— begin —

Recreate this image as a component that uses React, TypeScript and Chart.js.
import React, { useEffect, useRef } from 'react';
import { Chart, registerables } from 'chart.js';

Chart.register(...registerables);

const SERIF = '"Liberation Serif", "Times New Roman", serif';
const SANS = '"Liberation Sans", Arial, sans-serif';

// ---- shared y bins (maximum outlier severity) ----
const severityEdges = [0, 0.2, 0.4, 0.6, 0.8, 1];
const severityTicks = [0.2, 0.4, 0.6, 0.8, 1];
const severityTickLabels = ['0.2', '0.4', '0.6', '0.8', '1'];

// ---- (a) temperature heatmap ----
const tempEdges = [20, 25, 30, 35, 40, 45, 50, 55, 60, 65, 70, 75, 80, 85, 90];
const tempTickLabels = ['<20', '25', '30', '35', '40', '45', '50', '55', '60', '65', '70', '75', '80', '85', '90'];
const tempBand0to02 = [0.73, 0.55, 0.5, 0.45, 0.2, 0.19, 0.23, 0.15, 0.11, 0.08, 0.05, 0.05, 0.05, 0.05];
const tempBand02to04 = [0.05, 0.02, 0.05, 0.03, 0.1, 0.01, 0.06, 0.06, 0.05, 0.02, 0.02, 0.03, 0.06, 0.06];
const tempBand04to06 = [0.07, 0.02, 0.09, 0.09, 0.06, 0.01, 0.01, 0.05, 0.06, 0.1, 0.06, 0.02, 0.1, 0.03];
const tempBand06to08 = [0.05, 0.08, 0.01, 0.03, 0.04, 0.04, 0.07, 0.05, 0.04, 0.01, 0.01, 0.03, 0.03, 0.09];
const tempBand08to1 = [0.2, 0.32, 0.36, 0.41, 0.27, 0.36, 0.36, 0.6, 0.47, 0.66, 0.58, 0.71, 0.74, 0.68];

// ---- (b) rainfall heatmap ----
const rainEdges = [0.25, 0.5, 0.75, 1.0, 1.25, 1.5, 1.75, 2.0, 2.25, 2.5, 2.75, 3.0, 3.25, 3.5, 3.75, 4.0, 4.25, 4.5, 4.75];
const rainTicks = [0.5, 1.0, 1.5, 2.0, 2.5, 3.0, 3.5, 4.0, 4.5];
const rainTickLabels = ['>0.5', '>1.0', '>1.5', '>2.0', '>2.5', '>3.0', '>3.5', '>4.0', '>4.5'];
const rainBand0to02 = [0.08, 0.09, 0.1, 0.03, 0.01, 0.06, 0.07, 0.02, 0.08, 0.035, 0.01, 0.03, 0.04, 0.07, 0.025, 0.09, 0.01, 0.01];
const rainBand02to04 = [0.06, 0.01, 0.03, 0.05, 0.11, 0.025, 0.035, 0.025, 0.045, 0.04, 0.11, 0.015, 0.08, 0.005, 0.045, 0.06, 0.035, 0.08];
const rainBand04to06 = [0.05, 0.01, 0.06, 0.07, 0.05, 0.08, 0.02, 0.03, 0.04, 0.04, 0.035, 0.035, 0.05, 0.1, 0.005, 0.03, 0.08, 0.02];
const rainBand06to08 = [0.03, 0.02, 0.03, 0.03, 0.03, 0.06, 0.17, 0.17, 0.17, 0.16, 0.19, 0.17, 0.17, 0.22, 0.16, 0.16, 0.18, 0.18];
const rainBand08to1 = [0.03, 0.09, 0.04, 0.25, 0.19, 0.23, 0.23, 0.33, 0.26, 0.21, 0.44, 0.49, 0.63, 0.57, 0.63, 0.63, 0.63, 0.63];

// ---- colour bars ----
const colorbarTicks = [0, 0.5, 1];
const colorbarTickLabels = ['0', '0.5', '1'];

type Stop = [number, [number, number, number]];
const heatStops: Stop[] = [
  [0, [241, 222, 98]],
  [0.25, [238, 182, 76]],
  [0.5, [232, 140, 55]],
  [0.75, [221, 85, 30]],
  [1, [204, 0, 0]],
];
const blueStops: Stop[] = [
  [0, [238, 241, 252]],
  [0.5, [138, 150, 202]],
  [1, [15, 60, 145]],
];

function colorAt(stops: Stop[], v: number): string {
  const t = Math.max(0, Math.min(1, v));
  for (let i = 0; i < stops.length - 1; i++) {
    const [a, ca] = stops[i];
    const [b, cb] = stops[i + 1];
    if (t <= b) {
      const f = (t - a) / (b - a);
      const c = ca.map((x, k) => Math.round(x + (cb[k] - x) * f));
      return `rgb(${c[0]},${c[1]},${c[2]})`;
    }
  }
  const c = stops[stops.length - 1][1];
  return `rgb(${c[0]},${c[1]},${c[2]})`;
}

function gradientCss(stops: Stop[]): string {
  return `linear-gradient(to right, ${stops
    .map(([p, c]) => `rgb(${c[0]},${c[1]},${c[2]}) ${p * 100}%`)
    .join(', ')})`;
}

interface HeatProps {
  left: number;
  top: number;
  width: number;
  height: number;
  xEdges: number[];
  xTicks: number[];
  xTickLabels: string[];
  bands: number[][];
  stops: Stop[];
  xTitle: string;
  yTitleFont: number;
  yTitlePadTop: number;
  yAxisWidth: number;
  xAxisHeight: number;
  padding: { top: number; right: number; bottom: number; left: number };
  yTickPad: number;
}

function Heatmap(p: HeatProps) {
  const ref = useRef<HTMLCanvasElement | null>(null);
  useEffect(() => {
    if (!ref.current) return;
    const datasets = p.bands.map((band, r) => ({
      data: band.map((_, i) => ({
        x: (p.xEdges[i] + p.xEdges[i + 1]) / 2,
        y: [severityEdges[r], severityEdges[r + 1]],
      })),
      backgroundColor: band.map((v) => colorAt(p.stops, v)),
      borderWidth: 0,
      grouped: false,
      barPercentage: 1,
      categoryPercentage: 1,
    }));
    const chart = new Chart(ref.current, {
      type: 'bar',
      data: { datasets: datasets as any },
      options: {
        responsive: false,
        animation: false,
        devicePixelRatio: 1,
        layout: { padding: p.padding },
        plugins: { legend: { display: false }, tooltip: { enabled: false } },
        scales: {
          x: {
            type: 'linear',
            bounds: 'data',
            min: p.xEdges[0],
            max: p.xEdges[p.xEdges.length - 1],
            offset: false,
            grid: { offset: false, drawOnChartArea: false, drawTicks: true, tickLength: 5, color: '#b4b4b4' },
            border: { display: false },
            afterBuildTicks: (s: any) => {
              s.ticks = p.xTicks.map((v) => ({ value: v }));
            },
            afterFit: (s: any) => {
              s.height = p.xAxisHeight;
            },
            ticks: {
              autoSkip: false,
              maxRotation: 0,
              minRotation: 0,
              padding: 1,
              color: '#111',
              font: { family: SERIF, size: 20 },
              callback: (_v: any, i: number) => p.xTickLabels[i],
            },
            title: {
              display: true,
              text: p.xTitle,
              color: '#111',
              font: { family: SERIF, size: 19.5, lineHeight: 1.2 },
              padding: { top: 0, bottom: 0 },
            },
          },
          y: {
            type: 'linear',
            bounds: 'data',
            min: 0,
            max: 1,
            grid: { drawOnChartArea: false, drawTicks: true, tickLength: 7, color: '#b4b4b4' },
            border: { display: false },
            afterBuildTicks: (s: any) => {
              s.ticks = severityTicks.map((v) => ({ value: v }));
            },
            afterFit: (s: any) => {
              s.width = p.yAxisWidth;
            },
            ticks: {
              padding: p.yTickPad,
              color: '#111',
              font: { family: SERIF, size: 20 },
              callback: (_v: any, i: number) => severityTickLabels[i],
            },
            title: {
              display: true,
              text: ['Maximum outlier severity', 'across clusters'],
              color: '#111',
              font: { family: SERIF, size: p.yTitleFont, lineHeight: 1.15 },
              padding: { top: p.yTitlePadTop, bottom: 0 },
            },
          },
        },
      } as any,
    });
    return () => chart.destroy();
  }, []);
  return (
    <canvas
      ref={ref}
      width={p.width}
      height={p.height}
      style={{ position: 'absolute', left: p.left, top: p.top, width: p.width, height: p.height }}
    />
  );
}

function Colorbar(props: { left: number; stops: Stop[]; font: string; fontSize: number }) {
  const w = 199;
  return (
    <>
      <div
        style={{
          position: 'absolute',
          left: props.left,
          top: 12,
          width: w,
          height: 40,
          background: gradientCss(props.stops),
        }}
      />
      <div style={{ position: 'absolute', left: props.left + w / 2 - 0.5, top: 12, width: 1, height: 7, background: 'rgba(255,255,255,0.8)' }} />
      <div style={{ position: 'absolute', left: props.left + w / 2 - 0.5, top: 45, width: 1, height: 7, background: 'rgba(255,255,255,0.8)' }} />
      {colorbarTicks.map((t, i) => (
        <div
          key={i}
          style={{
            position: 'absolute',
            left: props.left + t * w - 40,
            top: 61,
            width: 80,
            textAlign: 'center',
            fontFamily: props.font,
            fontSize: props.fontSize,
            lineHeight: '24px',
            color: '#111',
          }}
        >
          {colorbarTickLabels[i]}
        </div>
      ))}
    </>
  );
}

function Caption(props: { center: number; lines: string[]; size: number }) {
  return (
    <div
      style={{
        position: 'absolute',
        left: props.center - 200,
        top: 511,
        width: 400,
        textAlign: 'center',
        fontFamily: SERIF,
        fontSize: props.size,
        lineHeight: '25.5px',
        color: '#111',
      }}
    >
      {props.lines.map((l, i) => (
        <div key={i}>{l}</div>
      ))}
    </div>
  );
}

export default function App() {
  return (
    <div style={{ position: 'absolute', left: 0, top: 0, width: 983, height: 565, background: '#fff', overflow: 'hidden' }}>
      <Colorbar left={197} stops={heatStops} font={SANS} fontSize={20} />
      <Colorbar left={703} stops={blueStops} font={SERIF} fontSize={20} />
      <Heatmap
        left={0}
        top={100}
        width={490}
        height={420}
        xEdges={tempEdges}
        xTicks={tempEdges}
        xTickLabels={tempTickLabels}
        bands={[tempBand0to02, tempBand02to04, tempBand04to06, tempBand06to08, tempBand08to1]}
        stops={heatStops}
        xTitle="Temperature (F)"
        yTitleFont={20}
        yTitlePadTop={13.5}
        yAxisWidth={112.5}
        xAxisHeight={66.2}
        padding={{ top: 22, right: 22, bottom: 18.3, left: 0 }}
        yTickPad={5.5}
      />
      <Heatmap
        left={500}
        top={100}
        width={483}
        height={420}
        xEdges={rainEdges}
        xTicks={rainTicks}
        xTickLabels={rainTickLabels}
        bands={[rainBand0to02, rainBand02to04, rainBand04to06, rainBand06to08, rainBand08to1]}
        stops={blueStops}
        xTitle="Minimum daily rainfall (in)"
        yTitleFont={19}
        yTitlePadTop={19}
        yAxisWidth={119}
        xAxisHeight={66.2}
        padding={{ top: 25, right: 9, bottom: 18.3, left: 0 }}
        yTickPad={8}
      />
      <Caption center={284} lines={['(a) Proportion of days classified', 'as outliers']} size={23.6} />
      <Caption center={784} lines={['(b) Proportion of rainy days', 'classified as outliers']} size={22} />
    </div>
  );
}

— end —
— begin —

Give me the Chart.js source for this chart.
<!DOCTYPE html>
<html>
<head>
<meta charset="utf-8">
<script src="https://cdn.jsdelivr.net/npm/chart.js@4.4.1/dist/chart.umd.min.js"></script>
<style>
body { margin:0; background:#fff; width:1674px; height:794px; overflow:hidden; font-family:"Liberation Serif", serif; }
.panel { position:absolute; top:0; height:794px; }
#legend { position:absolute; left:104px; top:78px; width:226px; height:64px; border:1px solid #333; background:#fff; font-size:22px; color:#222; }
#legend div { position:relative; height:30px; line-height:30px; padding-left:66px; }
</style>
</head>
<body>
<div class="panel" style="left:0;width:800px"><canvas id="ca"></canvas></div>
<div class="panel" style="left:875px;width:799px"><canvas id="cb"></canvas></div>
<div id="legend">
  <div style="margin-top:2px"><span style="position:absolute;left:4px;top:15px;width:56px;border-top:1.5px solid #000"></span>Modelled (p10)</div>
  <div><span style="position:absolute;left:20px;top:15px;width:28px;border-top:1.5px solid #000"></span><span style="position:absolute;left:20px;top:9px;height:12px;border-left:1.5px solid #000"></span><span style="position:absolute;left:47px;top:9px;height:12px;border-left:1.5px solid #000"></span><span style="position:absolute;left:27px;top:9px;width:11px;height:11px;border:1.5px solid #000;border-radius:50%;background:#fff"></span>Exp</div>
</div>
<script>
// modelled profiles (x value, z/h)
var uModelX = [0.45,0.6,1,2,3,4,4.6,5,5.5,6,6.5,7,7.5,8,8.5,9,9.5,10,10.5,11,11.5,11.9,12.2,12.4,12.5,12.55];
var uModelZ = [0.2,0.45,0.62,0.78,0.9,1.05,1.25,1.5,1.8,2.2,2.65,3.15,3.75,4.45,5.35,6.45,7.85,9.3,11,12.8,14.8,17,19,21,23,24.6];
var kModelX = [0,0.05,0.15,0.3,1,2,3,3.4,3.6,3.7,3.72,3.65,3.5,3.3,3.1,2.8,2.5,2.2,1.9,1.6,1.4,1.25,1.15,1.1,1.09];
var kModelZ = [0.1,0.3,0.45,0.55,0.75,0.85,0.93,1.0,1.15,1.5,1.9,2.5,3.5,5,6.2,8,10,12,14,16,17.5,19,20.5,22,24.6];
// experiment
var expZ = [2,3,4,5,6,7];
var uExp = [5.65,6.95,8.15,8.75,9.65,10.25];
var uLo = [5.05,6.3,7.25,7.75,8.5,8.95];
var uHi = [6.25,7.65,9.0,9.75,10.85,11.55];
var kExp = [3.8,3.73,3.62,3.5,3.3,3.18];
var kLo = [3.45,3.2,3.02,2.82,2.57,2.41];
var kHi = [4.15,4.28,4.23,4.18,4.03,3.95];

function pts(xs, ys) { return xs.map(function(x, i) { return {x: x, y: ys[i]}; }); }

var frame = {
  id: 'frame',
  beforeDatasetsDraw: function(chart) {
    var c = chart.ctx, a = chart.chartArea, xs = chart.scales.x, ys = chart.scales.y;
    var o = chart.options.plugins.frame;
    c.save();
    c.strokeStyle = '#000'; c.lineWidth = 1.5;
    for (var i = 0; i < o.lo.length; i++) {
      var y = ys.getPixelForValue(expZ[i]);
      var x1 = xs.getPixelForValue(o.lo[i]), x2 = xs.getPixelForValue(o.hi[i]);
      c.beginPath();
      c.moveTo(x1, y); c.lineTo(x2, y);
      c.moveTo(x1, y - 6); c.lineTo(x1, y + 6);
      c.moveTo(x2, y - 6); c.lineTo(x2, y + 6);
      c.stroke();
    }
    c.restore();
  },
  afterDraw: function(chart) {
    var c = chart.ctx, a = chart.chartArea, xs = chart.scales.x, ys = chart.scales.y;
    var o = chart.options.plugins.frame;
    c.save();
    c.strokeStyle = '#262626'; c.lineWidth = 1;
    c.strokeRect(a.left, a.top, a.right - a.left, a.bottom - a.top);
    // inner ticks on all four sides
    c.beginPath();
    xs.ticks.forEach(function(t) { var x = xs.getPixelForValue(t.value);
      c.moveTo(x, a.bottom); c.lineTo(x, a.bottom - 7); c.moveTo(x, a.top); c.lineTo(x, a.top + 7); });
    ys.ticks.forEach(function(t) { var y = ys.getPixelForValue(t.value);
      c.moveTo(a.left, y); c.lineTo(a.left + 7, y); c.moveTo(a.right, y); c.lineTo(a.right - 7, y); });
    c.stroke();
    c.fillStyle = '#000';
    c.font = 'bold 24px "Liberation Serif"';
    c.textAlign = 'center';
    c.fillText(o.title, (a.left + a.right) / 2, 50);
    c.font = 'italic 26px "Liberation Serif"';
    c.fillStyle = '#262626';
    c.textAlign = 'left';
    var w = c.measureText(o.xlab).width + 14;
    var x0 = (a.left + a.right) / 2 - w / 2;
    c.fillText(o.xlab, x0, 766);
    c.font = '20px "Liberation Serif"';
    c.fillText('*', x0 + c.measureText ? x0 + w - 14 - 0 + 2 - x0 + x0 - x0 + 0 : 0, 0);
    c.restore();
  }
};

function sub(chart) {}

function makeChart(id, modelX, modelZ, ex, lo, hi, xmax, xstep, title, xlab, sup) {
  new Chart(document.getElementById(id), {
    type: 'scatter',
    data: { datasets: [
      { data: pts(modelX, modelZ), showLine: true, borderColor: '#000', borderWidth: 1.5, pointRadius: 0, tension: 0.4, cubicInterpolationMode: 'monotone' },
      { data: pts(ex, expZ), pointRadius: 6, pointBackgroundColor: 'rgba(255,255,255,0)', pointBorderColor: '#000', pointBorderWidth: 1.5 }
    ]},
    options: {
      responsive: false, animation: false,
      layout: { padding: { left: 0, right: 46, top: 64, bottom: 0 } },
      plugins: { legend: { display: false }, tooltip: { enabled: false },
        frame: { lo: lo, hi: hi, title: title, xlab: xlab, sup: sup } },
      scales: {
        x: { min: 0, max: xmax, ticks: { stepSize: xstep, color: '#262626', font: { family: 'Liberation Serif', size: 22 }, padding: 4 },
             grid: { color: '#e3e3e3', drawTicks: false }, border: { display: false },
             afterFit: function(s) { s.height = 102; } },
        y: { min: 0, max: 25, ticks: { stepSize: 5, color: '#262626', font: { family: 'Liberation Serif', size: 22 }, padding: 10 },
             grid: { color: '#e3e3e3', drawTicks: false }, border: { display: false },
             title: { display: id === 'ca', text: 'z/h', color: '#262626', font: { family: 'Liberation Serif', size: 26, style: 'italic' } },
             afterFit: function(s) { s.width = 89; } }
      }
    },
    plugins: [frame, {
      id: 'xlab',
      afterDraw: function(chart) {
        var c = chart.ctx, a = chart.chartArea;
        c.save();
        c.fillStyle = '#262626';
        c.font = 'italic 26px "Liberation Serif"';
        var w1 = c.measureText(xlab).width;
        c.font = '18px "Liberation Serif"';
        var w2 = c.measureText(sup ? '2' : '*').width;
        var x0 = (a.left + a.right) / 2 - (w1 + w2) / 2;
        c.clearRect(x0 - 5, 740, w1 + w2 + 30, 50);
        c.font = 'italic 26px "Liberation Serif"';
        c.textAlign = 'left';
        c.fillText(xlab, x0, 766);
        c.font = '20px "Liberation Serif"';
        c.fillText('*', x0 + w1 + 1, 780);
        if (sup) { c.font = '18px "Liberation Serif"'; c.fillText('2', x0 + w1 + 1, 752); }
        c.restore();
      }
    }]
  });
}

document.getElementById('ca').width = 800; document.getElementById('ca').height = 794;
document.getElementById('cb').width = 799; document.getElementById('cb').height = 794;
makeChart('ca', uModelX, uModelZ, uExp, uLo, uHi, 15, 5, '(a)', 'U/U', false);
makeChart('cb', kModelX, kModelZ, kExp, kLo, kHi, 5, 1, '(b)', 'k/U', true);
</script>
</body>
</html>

— end —

Your objective — Exactly the lines from the line that has "Recreate this image" through the line that has "Chart.register(...registerables);" are to be repeated, both included, with nothing added.

Final result —
Recreate this image as a component that uses React, TypeScript and Chart.js.
import React, { useEffect, useRef } from 'react';
import { Chart, registerables } from 'chart.js';

Chart.register(...registerables);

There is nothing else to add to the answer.